Exercise details: Reproduce the lines of the material exactly, excluding every image.

Source material:
■ ■ ■ ■ ■

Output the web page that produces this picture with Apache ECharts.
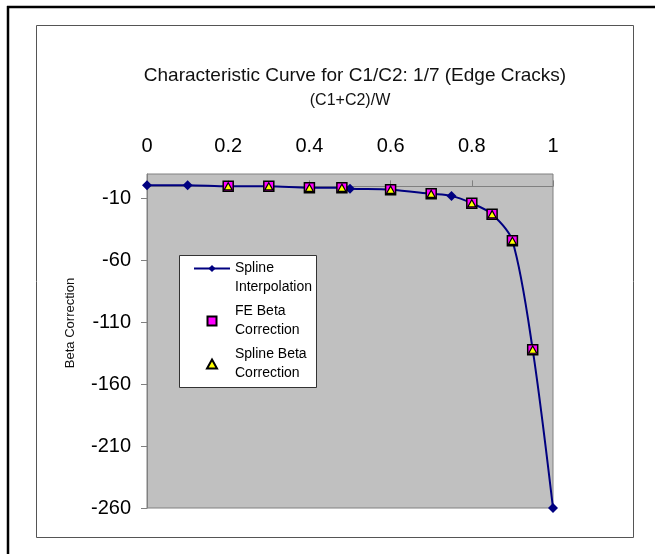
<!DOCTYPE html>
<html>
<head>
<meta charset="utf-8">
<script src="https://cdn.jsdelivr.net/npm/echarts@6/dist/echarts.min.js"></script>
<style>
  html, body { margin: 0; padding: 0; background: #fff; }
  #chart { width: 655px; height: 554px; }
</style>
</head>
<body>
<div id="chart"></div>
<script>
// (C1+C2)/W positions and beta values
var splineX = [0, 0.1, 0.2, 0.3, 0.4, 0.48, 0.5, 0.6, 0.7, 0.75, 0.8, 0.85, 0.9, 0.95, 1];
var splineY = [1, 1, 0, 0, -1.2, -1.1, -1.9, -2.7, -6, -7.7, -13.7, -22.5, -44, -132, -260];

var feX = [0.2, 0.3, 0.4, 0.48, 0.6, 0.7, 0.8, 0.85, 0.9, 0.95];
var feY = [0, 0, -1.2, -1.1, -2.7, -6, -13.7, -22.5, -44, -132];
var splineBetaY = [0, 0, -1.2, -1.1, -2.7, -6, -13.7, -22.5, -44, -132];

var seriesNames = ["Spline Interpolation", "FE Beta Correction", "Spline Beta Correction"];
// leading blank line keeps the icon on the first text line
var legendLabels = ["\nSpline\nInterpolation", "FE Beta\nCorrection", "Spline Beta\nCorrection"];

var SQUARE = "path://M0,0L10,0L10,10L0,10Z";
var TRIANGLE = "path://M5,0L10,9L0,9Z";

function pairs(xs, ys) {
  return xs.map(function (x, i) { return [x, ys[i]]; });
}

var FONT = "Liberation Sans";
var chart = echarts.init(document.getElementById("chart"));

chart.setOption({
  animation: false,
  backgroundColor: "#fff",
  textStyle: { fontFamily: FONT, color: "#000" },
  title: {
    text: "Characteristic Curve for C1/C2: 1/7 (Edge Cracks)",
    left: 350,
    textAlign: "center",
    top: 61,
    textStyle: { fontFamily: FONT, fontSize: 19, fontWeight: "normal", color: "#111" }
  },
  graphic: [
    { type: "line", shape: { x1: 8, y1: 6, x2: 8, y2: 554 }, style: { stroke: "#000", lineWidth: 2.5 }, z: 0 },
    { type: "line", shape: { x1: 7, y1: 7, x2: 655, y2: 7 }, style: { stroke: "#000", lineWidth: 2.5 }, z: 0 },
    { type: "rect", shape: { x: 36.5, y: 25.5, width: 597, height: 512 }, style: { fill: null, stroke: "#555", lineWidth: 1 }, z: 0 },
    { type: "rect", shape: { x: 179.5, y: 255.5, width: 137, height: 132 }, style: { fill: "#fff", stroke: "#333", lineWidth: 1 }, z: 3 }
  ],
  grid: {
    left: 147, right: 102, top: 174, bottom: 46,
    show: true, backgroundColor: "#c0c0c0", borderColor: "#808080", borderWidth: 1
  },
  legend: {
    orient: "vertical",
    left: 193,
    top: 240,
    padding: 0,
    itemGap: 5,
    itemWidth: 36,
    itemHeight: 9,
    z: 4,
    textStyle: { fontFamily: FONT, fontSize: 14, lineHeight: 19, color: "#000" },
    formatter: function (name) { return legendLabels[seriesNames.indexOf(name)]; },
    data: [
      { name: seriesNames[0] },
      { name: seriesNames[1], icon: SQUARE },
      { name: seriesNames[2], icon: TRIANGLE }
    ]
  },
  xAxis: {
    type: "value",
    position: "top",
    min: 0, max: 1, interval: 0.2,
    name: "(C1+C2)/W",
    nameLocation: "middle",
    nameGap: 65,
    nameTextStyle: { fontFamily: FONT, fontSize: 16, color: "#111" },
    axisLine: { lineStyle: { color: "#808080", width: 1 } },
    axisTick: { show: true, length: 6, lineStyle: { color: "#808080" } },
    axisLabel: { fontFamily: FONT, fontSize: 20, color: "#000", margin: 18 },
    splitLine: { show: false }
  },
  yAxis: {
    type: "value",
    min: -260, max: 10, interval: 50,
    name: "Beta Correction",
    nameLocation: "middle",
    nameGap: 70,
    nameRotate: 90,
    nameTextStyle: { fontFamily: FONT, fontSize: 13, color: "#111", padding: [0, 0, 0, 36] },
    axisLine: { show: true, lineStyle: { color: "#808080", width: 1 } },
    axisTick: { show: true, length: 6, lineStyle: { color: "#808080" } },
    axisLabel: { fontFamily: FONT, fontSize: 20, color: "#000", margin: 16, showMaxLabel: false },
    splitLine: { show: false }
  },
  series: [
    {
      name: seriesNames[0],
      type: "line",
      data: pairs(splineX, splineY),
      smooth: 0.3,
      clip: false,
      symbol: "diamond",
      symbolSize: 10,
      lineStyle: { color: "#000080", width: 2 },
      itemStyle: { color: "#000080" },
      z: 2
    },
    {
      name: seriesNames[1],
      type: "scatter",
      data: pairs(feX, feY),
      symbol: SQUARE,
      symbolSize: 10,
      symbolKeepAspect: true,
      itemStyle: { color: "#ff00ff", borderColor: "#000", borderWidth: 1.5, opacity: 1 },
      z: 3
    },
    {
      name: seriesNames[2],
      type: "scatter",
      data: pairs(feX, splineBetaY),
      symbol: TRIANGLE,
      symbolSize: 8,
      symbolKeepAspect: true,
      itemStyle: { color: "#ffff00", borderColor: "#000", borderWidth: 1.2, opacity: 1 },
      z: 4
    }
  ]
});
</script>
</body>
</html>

■ ■ ■ ■ ■

The response:
Output the web page that produces this picture with Apache ECharts.
<!DOCTYPE html>
<html>
<head>
<meta charset="utf-8">
<script src="https://cdn.jsdelivr.net/npm/echarts@6/dist/echarts.min.js"></script>
<style>
  html, body { margin: 0; padding: 0; background: #fff; }
  #chart { width: 655px; height: 554px; }
</style>
</head>
<body>
<div id="chart"></div>
<script>
// (C1+C2)/W positions and beta values
var splineX = [0, 0.1, 0.2, 0.3, 0.4, 0.48, 0.5, 0.6, 0.7, 0.75, 0.8, 0.85, 0.9, 0.95, 1];
var splineY = [1, 1, 0, 0, -1.2, -1.1, -1.9, -2.7, -6, -7.7, -13.7, -22.5, -44, -132, -260];

var feX = [0.2, 0.3, 0.4, 0.48, 0.6, 0.7, 0.8, 0.85, 0.9, 0.95];
var feY = [0, 0, -1.2, -1.1, -2.7, -6, -13.7, -22.5, -44, -132];
var splineBetaY = [0, 0, -1.2, -1.1, -2.7, -6, -13.7, -22.5, -44, -132];

var seriesNames = ["Spline Interpolation", "FE Beta Correction", "Spline Beta Correction"];
// leading blank line keeps the icon on the first text line
var legendLabels = ["\nSpline\nInterpolation", "FE Beta\nCorrection", "Spline Beta\nCorrection"];

var SQUARE = "path://M0,0L10,0L10,10L0,10Z";
var TRIANGLE = "path://M5,0L10,9L0,9Z";

function pairs(xs, ys) {
  return xs.map(function (x, i) { return [x, ys[i]]; });
}

var FONT = "Liberation Sans";
var chart = echarts.init(document.getElementById("chart"));

chart.setOption({
  animation: false,
  backgroundColor: "#fff",
  textStyle: { fontFamily: FONT, color: "#000" },
  title: {
    text: "Characteristic Curve for C1/C2: 1/7 (Edge Cracks)",
    left: 350,
    textAlign: "center",
    top: 61,
    textStyle: { fontFamily: FONT, fontSize: 19, fontWeight: "normal", color: "#111" }
  },
  graphic: [
    { type: "line", shape: { x1: 8, y1: 6, x2: 8, y2: 554 }, style: { stroke: "#000", lineWidth: 2.5 }, z: 0 },
    { type: "line", shape: { x1: 7, y1: 7, x2: 655, y2: 7 }, style: { stroke: "#000", lineWidth: 2.5 }, z: 0 },
    { type: "rect", shape: { x: 36.5, y: 25.5, width: 597, height: 512 }, style: { fill: null, stroke: "#555", lineWidth: 1 }, z: 0 },
    { type: "rect", shape: { x: 179.5, y: 255.5, width: 137, height: 132 }, style: { fill: "#fff", stroke: "#333", lineWidth: 1 }, z: 3 }
  ],
  grid: {
    left: 147, right: 102, top: 174, bottom: 46,
    show: true, backgroundColor: "#c0c0c0", borderColor: "#808080", borderWidth: 1
  },
  legend: {
    orient: "vertical",
    left: 193,
    top: 240,
    padding: 0,
    itemGap: 5,
    itemWidth: 36,
    itemHeight: 9,
    z: 4,
    textStyle: { fontFamily: FONT, fontSize: 14, lineHeight: 19, color: "#000" },
    formatter: function (name) { return legendLabels[seriesNames.indexOf(name)]; },
    data: [
      { name: seriesNames[0] },
      { name: seriesNames[1], icon: SQUARE },
      { name: seriesNames[2], icon: TRIANGLE }
    ]
  },
  xAxis: {
    type: "value",
    position: "top",
    min: 0, max: 1, interval: 0.2,
    name: "(C1+C2)/W",
    nameLocation: "middle",
    nameGap: 65,
    nameTextStyle: { fontFamily: FONT, fontSize: 16, color: "#111" },
    axisLine: { lineStyle: { color: "#808080", width: 1 } },
    axisTick: { show: true, length: 6, lineStyle: { color: "#808080" } },
    axisLabel: { fontFamily: FONT, fontSize: 20, color: "#000", margin: 18 },
    splitLine: { show: false }
  },
  yAxis: {
    type: "value",
    min: -260, max: 10, interval: 50,
    name: "Beta Correction",
    nameLocation: "middle",
    nameGap: 70,
    nameRotate: 90,
    nameTextStyle: { fontFamily: FONT, fontSize: 13, color: "#111", padding: [0, 0, 0, 36] },
    axisLine: { show: true, lineStyle: { color: "#808080", width: 1 } },
    axisTick: { show: true, length: 6, lineStyle: { color: "#808080" } },
    axisLabel: { fontFamily: FONT, fontSize: 20, color: "#000", margin: 16, showMaxLabel: false },
    splitLine: { show: false }
  },
  series: [
    {
      name: seriesNames[0],
      type: "line",
      data: pairs(splineX, splineY),
      smooth: 0.3,
      clip: false,
      symbol: "diamond",
      symbolSize: 10,
      lineStyle: { color: "#000080", width: 2 },
      itemStyle: { color: "#000080" },
      z: 2
    },
    {
      name: seriesNames[1],
      type: "scatter",
      data: pairs(feX, feY),
      symbol: SQUARE,
      symbolSize: 10,
      symbolKeepAspect: true,
      itemStyle: { color: "#ff00ff", borderColor: "#000", borderWidth: 1.5, opacity: 1 },
      z: 3
    },
    {
      name: seriesNames[2],
      type: "scatter",
      data: pairs(feX, splineBetaY),
      symbol: TRIANGLE,
      symbolSize: 8,
      symbolKeepAspect: true,
      itemStyle: { color: "#ffff00", borderColor: "#000", borderWidth: 1.2, opacity: 1 },
      z: 4
    }
  ]
});
</script>
</body>
</html>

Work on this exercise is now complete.